'Upstream' places poet Mary Oliver in her 'arena of delight'
This collection of essays by Oliver is a testament to a lifetime of paying attention.
Several years ago, Mary Oliver became that rare paradox, a bestselling poet. Although Americans buy and read very little poetry, Oliver’s slender collections, such as “Dog Songs” and “A Thousand Mornings,” have enjoyed popular appeal. Part of the reason, one gathers, is that Oliver writes poems about nature that are simple and easy to understand – or at least appear to be at first glance. But like Robert Frost, who was also praised for poems about the outdoors that seemed plain and straightforward, Oliver’s verse reveals, upon closer scrutiny, deeper and more complex themes.
The same can be said for Upstream, which collects Oliver’s best previously published essays and includes one new piece, “Provincetown,” a homage to the seaside Massachusetts community where she lived and worked for 50 years. Now 81 and without longtime partner Molly Mallone Cook, a celebrated photographer who died in 2005, Oliver currently lives in coastal Florida. But for Oliver, a native of Ohio who took to the woods early to escape a troubled youth, the landscape and literature of New England has defined her vision. “Upstream” includes an essay about Ralph Waldo Emerson, who championed the transcendental idea of a direct relation with God through nature.
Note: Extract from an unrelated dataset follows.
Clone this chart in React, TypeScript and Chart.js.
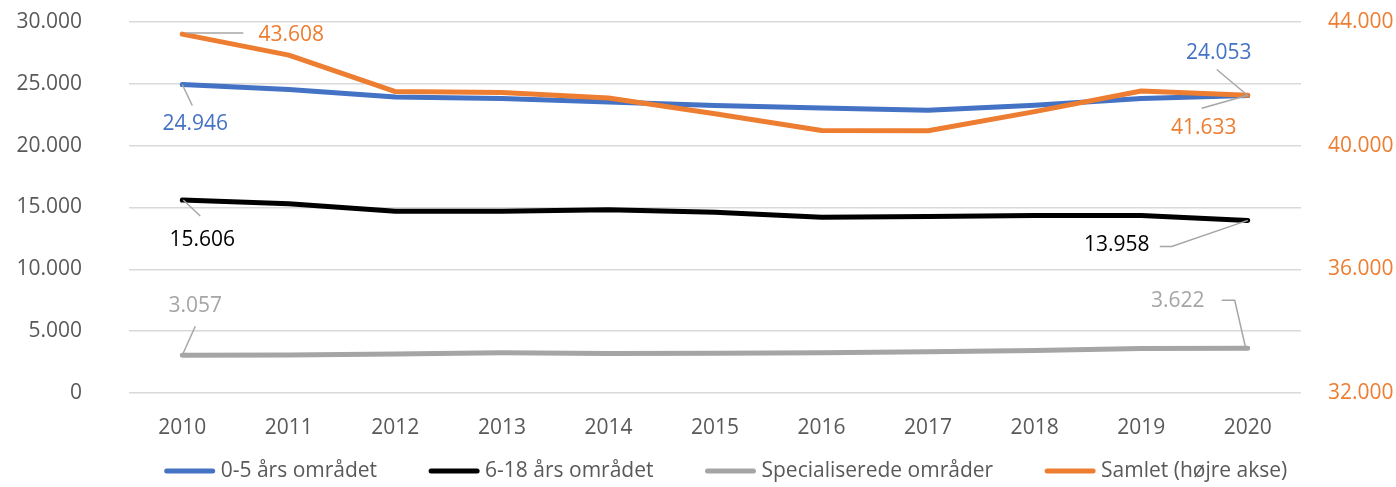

Oliver writes that transcendentalism “is hardly a proper philosophy,” so loosely constructed that it can mean many things to many people. Even so, in the Emersonian tradition, she finds the most durable connections with the divine in the woods, a bond forged more through intuition than formal logic.
“Knowledge has entertained me and it has shaped me and it has failed me,” she writes in another essay here, “Winter Hours.” “Something in me still starves. In what is probably the most serious inquiry of my life, I have begun to look past reason, past the provable, in other directions. Now I think there is only one subject worth my attention and that is the precognition of the spiritual side of the world and, within this recognition, the condition of my own spiritual state. I am not talking about having faith necessarily, although one hopes to. What I mean by spirituality is not theology, but attitude.”
Like another transcendentalist, Henry David Thoreau, who famously did a lot of traveling in Concord, Oliver found a universe of meaning close to home, in the woods of Provincetown. “I have never been to Rome. I have never been to Paris, or Greece, or Sweden.... I am not a traveler. Not of that sort,” she confesses.
For a half a century, among the trees shading Provincetown, Oliver managed to find something new, or to see something familiar with new eyes. “Through these woods I have walked thousands of times,” she writes. “For many years I felt more at home here than anywhere else, including our own house. Stepping out into the world, into the grass, onto the path, was always a kind of relief. I was not escaping anything. I was returning to the arena of delight.”
Oliver does find delight in nature, but more vexing realities, too. In “Bird,” one of the book’s best essays, Oliver recalls the Christmas morning that she took an injured gull home from the beach. She and Cook made a pet of the gull and did everything they could to prolong its life, although there was no hope for a full recovery. Unsure of their choice, they attempted to reverse course, releasing the crippled creature back to the wild, then retrieving the bird when it became obvious the gull would quickly die on its own. The experience raised ethical quandaries. Was bringing a wild thing within a household a form of compassion or conceit? Was it right to extend the life – and perhaps pain – of a dying bird? To what degree do we revere nature not by embracing it, but keeping it at arm’s length, acknowledging the distance that divides us from the world, the gulf of mystery between man and planet?
Oliver hints at these questions, though she doesn’t attempt answers. At the end of “Bird,” the gull inevitably expires, Oliver sharing the news “as I lifted the shades to the morning light.”
It’s a subtle reminder that life goes on for the rest of the world even after we leave it. The message carries special resonance in “Upstream,” which conveys a sense of valediction for a writer in the final phase of her life and work.
Asked what she had done with her life, Oliver once answered succinctly: “Used a lot of pencils.”
She’s been known to hide pencils in the trees along her walking path in case she needs a spare one to record what she sees.
“Attention,” she writes in the book’s title essay, “is the beginning of devotion.”
“Upstream” is a testament to a lifetime of paying attention, and an invitation to readers to do the same.